4. Additional testing of donor blood including alanine aminotransferase (ALT) and hepatitis B core antigen is being considered as a surrogate test until a more specific method for screening units is available.
   

This may be transfusion acquired, and this is a special concern for the neonate and the immunocompromised patient. There is no ideal test to determine CMV infectivity of donor blood, but many centers offer CMV antibody-negative units.

 3. Acquired Immunodeficiency Syndrome (AIDS)

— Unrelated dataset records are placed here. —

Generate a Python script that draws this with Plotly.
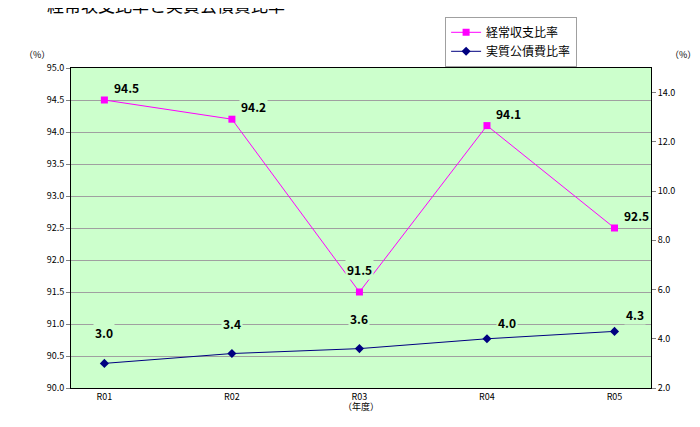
import plotly.graph_objects as go

years = ["R01", "R02", "R03", "R04", "R05"]
keijo = [94.5, 94.2, 91.5, 94.1, 92.5]
kosai = [3.0, 3.4, 3.6, 4.0, 4.3]
left_ticks = [90.0 + 0.5 * i for i in range(11)]
right_ticks = [2.0 + 2 * i for i in range(7)]

font = "Noto Sans CJK JP"
fig = go.Figure()
fig.add_trace(go.Scatter(x=years, y=keijo, name="経常収支比率", mode="lines+markers",
                         line=dict(color="#FF00FF", width=1),
                         marker=dict(symbol="square", size=7, color="#FF00FF")))
fig.add_trace(go.Scatter(x=years, y=kosai, name="実質公債費比率", mode="lines+markers", yaxis="y2",
                         line=dict(color="#000080", width=1),
                         marker=dict(symbol="diamond", size=7, color="#000080")))
ann = []
for x, v in zip(years, keijo):
    ann.append(dict(x=x, y=v, text=f"<b>{v:.1f}</b>", showarrow=False, xshift=22, yshift=2,
                    yanchor="bottom", bgcolor="#CCFFCC", font=dict(size=12, color="black", family=font)))
ann[2].update(xshift=0, yshift=12)
for x, v in zip(years, kosai):
    ann.append(dict(x=x, y=v, yref="y2", text=f"<b>{v:.1f}</b>", showarrow=False, xshift=0 if v < 4 else 20,
                    yshift=20 if v < 4 else 6, yanchor="bottom", bgcolor="#CCFFCC",
                    font=dict(size=12, color="black", family=font)))
ann.append(dict(xref="paper", yref="paper", x=-0.045, y=1.2, xanchor="left", yanchor="middle",
                text="経常収支比率と実質公債費比率", showarrow=False, font=dict(size=17, family=font, color="black")))
ann.append(dict(xref="paper", yref="paper", x=-0.085, y=1.07, xanchor="left", text="（%）", showarrow=False, font=dict(size=9, family=font, color="black")))
ann.append(dict(xref="paper", yref="paper", x=1.03, y=1.07, xanchor="left", text="（%）", showarrow=False, font=dict(size=9, family=font, color="black")))
ann.append(dict(xref="paper", yref="paper", x=0.5, y=-0.085, text="（年度）", showarrow=False, font=dict(size=9, family=font, color="black")))

fig.update_layout(
    width=700, height=427, paper_bgcolor="white", plot_bgcolor="#CCFFCC",
    margin=dict(l=63, r=57, t=60, b=47, autoexpand=False), font=dict(family=font, size=9, color="black"),
    xaxis=dict(type="category", showline=True, linecolor="black", mirror=True, ticks="", showgrid=False),
    yaxis=dict(range=[90, 95], tickvals=left_ticks, ticktext=[f"{t:.1f}" for t in left_ticks],
               gridcolor="#A0A0A0", gridwidth=1, showline=True, linecolor="black", mirror=True,
               ticks="outside", ticklen=4, tickcolor="#808080", zeroline=False),
    yaxis2=dict(range=[2, 15], overlaying="y", side="right", tickvals=right_ticks,
                ticktext=[f"{t:.1f}" for t in right_ticks], showgrid=False, zeroline=False,
                ticks="outside", ticklen=4, tickcolor="#808080"),
    legend=dict(x=0.645, y=1.16, xanchor="left", yanchor="top", bordercolor="#A0A0A0", borderwidth=1,
                font=dict(size=12, family=font), bgcolor="white", tracegroupgap=0),
    annotations=ann, showlegend=True,
)
fig.write_html("out.html")
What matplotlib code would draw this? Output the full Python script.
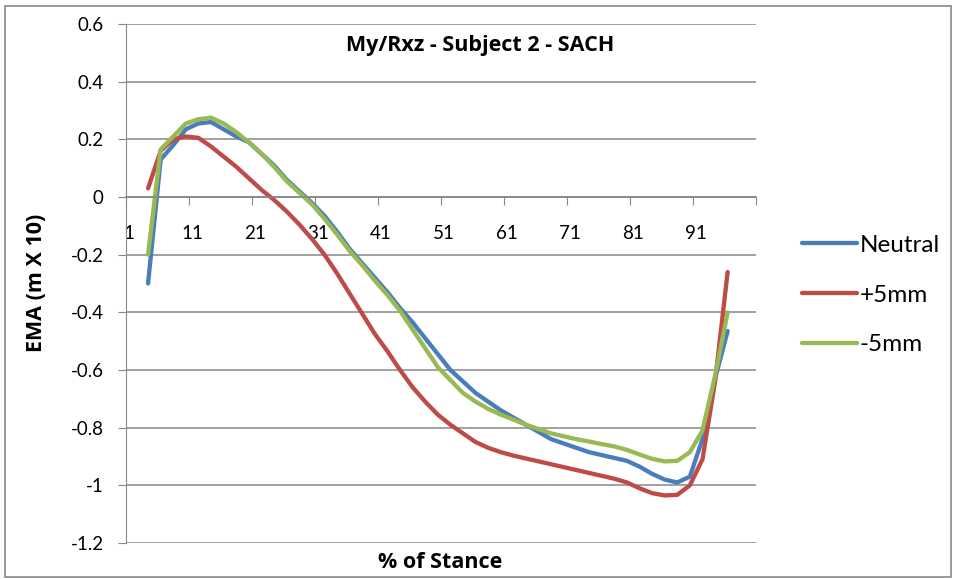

Several hundred cases of HIV (human immunodeficiency virus) transmission have resulted from blood transfusion .The incidence of disease is expected to increase because of the long incubation period. The blood donation health questionnaire includes questions about whether the individual belongs to a high-risk group and has the signs and symptoms of the prodrome or the disease. Donor blood is tested for HIV antibody, and this testing has improved the safety of the blood supply.

 4. Other
Transfusion-associated malaria is rare .It is prevented by excluding donors who have been in malaria endemic areas. Syphilis can be transmitted by transfusion, but this is rare. It occurs from products stored at room temperature or those infused shortly after donation from a donor with spirochetemia.

OTHER PROBLEMS
 1. Hypervolemia

When a patient rapidly receives large quantities of blood and other fluids, circulatory overload may result.

Signs and symptoms
The onset of signs and symptoms may be acute or delayed. They include nonproductive cough and tachycardia fol­lowed by dyspnea, cyanosis, and pulmonary edema.

Treatment
When fluid balance is uncertain, the massively transfused patient should be monitored by central venous pressure. If fluid overload occurs, the emergency treatment consists of stopping the transfusion, giving oxygen, and performing a therapeutic phlebotomy.

Prevention
Patients with congestive heart failure, edema, or altered renal function may not be able to tolerate added volume, yet require red cell transfusion. These patients should receive packed red cells. The transfusion should be slow. An acceptable rate may be 1 ml/kg of body weight/hour.
 2. Iron Overload

Chronically transfused patients, particularly those with P thallassemia, sideroblastic anemia, and aplastic anemia, are at risk for iron overload. The daily excretion of iron is 1—2 mg/day. One unit of red cells contains approximately 250 mg of iron. The excess iron accumulates in the heart, liver, and endocrine organs.
Signs and Symptoms:
Signs of transfusion-related iron overload include cardiac arrhythmia or failure, hepatic dysfunction and cirrhosis, abnormal glucose tolerance tests, and/or diabetes. An elevated serum iron-binding capacity helps to make the diagnosis in the patient with a long-term history of transfusions.
Treatment
The patient may receive chelating agents to remove iron without decreasing his or her hemoglobin, but because of the amount of iron received compared to the amount that can be removed by chelating agents, the problem of iron overload is only delayed.
 3. Citrate Toxicity

This is a complication of massive transfusion. The citrate present within the anticoagulant of the banked blood is given to the patient during the transfusion and is normally metabolized by the liver. When liver function is impaired or overloaded, the citrate binds ionized calcium in the patient's blood and lowers plasma levels of ionized calcium, causing involuntary muscle tremors or cardiac dysfunction. Citrate toxicity is reversed by the intravenous administration of calcium gluconate, 4.5 mEq of calcium (10 ml of 10% calcium gluconate) per liter of citrated blood. There are many variables present that affect the individual’s response to massive transfusion. Hypothermia and potassium levels may play a role in the patient's response to citrate.